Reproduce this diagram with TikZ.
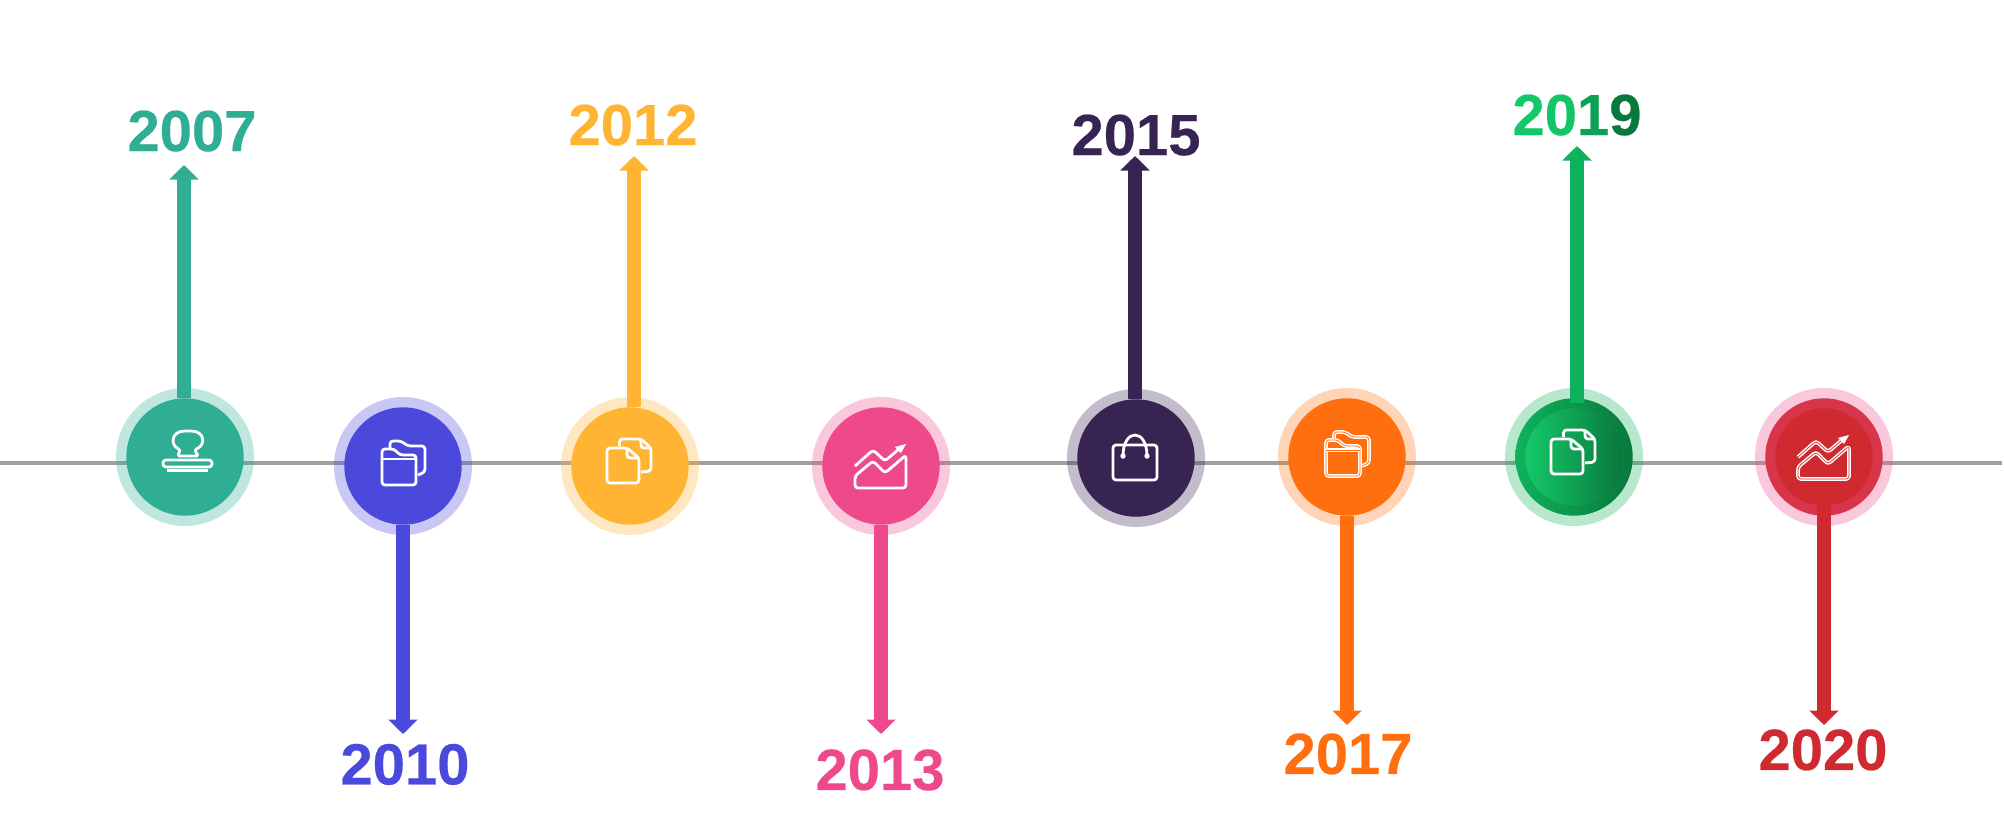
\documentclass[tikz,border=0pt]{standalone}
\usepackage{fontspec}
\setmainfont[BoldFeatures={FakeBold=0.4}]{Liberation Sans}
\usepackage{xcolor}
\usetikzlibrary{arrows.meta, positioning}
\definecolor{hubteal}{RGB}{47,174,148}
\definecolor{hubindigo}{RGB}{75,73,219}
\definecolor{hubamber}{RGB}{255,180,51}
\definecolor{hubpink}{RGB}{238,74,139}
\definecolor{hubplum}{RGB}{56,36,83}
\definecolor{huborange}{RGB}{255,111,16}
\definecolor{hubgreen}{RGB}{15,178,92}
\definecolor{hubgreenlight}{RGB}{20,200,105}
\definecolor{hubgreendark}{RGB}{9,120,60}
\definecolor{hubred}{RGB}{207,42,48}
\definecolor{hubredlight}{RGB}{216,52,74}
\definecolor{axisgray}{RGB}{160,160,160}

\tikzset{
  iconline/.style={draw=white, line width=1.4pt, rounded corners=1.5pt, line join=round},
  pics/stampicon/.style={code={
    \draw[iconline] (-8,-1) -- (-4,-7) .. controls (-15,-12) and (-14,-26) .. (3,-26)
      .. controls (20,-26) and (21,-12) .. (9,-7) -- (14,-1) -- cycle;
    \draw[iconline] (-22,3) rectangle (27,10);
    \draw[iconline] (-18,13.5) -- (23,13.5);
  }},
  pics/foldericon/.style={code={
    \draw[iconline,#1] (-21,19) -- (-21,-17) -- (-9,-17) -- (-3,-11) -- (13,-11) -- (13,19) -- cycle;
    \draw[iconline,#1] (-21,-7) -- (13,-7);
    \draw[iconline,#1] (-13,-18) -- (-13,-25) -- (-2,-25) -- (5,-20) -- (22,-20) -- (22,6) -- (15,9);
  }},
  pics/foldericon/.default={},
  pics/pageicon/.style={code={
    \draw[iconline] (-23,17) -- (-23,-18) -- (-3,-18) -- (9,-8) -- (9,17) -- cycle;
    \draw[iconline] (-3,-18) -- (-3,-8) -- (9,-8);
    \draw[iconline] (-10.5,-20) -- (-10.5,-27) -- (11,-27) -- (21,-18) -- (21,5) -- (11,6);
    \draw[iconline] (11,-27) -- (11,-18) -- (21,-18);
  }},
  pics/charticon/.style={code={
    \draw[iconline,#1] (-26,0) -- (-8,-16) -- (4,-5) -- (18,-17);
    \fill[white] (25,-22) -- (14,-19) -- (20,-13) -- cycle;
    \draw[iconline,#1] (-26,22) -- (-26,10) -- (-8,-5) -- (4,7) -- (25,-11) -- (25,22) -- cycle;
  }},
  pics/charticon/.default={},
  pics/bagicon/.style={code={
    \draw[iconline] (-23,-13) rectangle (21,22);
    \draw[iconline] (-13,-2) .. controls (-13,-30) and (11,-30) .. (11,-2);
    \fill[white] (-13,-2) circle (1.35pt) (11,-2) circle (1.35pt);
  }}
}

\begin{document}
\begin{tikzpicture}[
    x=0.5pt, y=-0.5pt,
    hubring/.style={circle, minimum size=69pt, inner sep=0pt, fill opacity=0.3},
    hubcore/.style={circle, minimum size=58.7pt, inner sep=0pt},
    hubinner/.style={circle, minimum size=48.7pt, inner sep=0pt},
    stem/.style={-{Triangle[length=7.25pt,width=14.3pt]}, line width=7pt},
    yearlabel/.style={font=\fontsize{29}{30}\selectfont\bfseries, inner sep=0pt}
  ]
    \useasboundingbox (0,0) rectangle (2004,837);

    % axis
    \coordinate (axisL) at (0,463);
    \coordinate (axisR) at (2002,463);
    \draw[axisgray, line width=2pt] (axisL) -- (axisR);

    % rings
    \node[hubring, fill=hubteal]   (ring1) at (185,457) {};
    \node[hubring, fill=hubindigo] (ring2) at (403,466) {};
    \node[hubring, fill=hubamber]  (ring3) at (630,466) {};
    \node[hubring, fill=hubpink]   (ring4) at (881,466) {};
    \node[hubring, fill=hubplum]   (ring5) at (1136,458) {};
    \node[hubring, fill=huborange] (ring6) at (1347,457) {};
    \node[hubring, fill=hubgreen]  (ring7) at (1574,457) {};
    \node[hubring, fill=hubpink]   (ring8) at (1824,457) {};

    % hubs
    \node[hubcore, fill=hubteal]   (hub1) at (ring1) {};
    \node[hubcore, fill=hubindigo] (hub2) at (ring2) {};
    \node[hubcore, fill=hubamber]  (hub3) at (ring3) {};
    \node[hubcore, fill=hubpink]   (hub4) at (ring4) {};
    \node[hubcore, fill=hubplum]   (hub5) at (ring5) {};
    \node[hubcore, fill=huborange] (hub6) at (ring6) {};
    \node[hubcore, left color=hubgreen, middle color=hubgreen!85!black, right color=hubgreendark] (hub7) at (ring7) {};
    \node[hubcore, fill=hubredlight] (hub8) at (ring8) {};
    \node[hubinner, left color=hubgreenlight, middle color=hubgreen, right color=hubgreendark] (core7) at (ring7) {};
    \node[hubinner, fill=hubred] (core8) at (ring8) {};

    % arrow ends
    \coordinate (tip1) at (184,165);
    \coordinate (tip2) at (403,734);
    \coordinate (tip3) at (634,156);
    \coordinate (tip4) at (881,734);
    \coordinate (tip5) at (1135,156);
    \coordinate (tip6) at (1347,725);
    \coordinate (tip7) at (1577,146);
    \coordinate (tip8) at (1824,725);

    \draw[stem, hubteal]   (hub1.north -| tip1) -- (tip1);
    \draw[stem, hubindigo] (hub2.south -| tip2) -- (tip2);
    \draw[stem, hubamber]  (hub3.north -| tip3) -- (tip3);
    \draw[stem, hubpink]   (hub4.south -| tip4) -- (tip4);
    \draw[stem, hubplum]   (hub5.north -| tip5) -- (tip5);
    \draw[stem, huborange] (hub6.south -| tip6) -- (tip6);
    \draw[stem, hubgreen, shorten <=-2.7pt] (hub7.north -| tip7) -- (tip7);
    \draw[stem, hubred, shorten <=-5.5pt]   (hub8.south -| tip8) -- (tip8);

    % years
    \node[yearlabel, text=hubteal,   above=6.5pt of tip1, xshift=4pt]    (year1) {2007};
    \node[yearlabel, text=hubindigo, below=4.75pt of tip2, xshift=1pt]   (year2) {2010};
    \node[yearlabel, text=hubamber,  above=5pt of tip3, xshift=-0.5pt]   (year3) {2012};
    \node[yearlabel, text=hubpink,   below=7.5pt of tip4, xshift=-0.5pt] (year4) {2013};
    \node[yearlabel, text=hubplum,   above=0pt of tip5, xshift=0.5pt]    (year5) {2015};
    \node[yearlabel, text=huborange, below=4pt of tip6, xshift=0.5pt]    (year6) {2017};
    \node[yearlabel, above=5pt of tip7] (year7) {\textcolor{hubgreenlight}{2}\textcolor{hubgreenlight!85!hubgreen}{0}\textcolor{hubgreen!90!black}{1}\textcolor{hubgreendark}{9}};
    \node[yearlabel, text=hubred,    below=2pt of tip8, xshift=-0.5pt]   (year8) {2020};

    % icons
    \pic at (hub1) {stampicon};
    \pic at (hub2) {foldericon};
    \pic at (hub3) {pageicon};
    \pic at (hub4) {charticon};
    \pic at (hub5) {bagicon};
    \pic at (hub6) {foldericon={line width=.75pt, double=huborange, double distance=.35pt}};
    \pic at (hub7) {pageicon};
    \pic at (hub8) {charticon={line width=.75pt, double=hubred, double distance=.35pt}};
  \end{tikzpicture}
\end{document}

--- --- ---

» Set problem
Copy the material exactly. Do not include the pictures.

» Task output
Reproduce this diagram with TikZ.
\documentclass[tikz,border=0pt]{standalone}
\usepackage{fontspec}
\setmainfont[BoldFeatures={FakeBold=0.4}]{Liberation Sans}
\usepackage{xcolor}
\usetikzlibrary{arrows.meta, positioning}
\definecolor{hubteal}{RGB}{47,174,148}
\definecolor{hubindigo}{RGB}{75,73,219}
\definecolor{hubamber}{RGB}{255,180,51}
\definecolor{hubpink}{RGB}{238,74,139}
\definecolor{hubplum}{RGB}{56,36,83}
\definecolor{huborange}{RGB}{255,111,16}
\definecolor{hubgreen}{RGB}{15,178,92}
\definecolor{hubgreenlight}{RGB}{20,200,105}
\definecolor{hubgreendark}{RGB}{9,120,60}
\definecolor{hubred}{RGB}{207,42,48}
\definecolor{hubredlight}{RGB}{216,52,74}
\definecolor{axisgray}{RGB}{160,160,160}

\tikzset{
  iconline/.style={draw=white, line width=1.4pt, rounded corners=1.5pt, line join=round},
  pics/stampicon/.style={code={
    \draw[iconline] (-8,-1) -- (-4,-7) .. controls (-15,-12) and (-14,-26) .. (3,-26)
      .. controls (20,-26) and (21,-12) .. (9,-7) -- (14,-1) -- cycle;
    \draw[iconline] (-22,3) rectangle (27,10);
    \draw[iconline] (-18,13.5) -- (23,13.5);
  }},
  pics/foldericon/.style={code={
    \draw[iconline,#1] (-21,19) -- (-21,-17) -- (-9,-17) -- (-3,-11) -- (13,-11) -- (13,19) -- cycle;
    \draw[iconline,#1] (-21,-7) -- (13,-7);
    \draw[iconline,#1] (-13,-18) -- (-13,-25) -- (-2,-25) -- (5,-20) -- (22,-20) -- (22,6) -- (15,9);
  }},
  pics/foldericon/.default={},
  pics/pageicon/.style={code={
    \draw[iconline] (-23,17) -- (-23,-18) -- (-3,-18) -- (9,-8) -- (9,17) -- cycle;
    \draw[iconline] (-3,-18) -- (-3,-8) -- (9,-8);
    \draw[iconline] (-10.5,-20) -- (-10.5,-27) -- (11,-27) -- (21,-18) -- (21,5) -- (11,6);
    \draw[iconline] (11,-27) -- (11,-18) -- (21,-18);
  }},
  pics/charticon/.style={code={
    \draw[iconline,#1] (-26,0) -- (-8,-16) -- (4,-5) -- (18,-17);
    \fill[white] (25,-22) -- (14,-19) -- (20,-13) -- cycle;
    \draw[iconline,#1] (-26,22) -- (-26,10) -- (-8,-5) -- (4,7) -- (25,-11) -- (25,22) -- cycle;
  }},
  pics/charticon/.default={},
  pics/bagicon/.style={code={
    \draw[iconline] (-23,-13) rectangle (21,22);
    \draw[iconline] (-13,-2) .. controls (-13,-30) and (11,-30) .. (11,-2);
    \fill[white] (-13,-2) circle (1.35pt) (11,-2) circle (1.35pt);
  }}
}

\begin{document}
\begin{tikzpicture}[
    x=0.5pt, y=-0.5pt,
    hubring/.style={circle, minimum size=69pt, inner sep=0pt, fill opacity=0.3},
    hubcore/.style={circle, minimum size=58.7pt, inner sep=0pt},
    hubinner/.style={circle, minimum size=48.7pt, inner sep=0pt},
    stem/.style={-{Triangle[length=7.25pt,width=14.3pt]}, line width=7pt},
    yearlabel/.style={font=\fontsize{29}{30}\selectfont\bfseries, inner sep=0pt}
  ]
    \useasboundingbox (0,0) rectangle (2004,837);

    % axis
    \coordinate (axisL) at (0,463);
    \coordinate (axisR) at (2002,463);
    \draw[axisgray, line width=2pt] (axisL) -- (axisR);

    % rings
    \node[hubring, fill=hubteal]   (ring1) at (185,457) {};
    \node[hubring, fill=hubindigo] (ring2) at (403,466) {};
    \node[hubring, fill=hubamber]  (ring3) at (630,466) {};
    \node[hubring, fill=hubpink]   (ring4) at (881,466) {};
    \node[hubring, fill=hubplum]   (ring5) at (1136,458) {};
    \node[hubring, fill=huborange] (ring6) at (1347,457) {};
    \node[hubring, fill=hubgreen]  (ring7) at (1574,457) {};
    \node[hubring, fill=hubpink]   (ring8) at (1824,457) {};

    % hubs
    \node[hubcore, fill=hubteal]   (hub1) at (ring1) {};
    \node[hubcore, fill=hubindigo] (hub2) at (ring2) {};
    \node[hubcore, fill=hubamber]  (hub3) at (ring3) {};
    \node[hubcore, fill=hubpink]   (hub4) at (ring4) {};
    \node[hubcore, fill=hubplum]   (hub5) at (ring5) {};
    \node[hubcore, fill=huborange] (hub6) at (ring6) {};
    \node[hubcore, left color=hubgreen, middle color=hubgreen!85!black, right color=hubgreendark] (hub7) at (ring7) {};
    \node[hubcore, fill=hubredlight] (hub8) at (ring8) {};
    \node[hubinner, left color=hubgreenlight, middle color=hubgreen, right color=hubgreendark] (core7) at (ring7) {};
    \node[hubinner, fill=hubred] (core8) at (ring8) {};

    % arrow ends
    \coordinate (tip1) at (184,165);
    \coordinate (tip2) at (403,734);
    \coordinate (tip3) at (634,156);
    \coordinate (tip4) at (881,734);
    \coordinate (tip5) at (1135,156);
    \coordinate (tip6) at (1347,725);
    \coordinate (tip7) at (1577,146);
    \coordinate (tip8) at (1824,725);

    \draw[stem, hubteal]   (hub1.north -| tip1) -- (tip1);
    \draw[stem, hubindigo] (hub2.south -| tip2) -- (tip2);
    \draw[stem, hubamber]  (hub3.north -| tip3) -- (tip3);
    \draw[stem, hubpink]   (hub4.south -| tip4) -- (tip4);
    \draw[stem, hubplum]   (hub5.north -| tip5) -- (tip5);
    \draw[stem, huborange] (hub6.south -| tip6) -- (tip6);
    \draw[stem, hubgreen, shorten <=-2.7pt] (hub7.north -| tip7) -- (tip7);
    \draw[stem, hubred, shorten <=-5.5pt]   (hub8.south -| tip8) -- (tip8);

    % years
    \node[yearlabel, text=hubteal,   above=6.5pt of tip1, xshift=4pt]    (year1) {2007};
    \node[yearlabel, text=hubindigo, below=4.75pt of tip2, xshift=1pt]   (year2) {2010};
    \node[yearlabel, text=hubamber,  above=5pt of tip3, xshift=-0.5pt]   (year3) {2012};
    \node[yearlabel, text=hubpink,   below=7.5pt of tip4, xshift=-0.5pt] (year4) {2013};
    \node[yearlabel, text=hubplum,   above=0pt of tip5, xshift=0.5pt]    (year5) {2015};
    \node[yearlabel, text=huborange, below=4pt of tip6, xshift=0.5pt]    (year6) {2017};
    \node[yearlabel, above=5pt of tip7] (year7) {\textcolor{hubgreenlight}{2}\textcolor{hubgreenlight!85!hubgreen}{0}\textcolor{hubgreen!90!black}{1}\textcolor{hubgreendark}{9}};
    \node[yearlabel, text=hubred,    below=2pt of tip8, xshift=-0.5pt]   (year8) {2020};

    % icons
    \pic at (hub1) {stampicon};
    \pic at (hub2) {foldericon};
    \pic at (hub3) {pageicon};
    \pic at (hub4) {charticon};
    \pic at (hub5) {bagicon};
    \pic at (hub6) {foldericon={line width=.75pt, double=huborange, double distance=.35pt}};
    \pic at (hub7) {pageicon};
    \pic at (hub8) {charticon={line width=.75pt, double=hubred, double distance=.35pt}};
  \end{tikzpicture}
\end{document}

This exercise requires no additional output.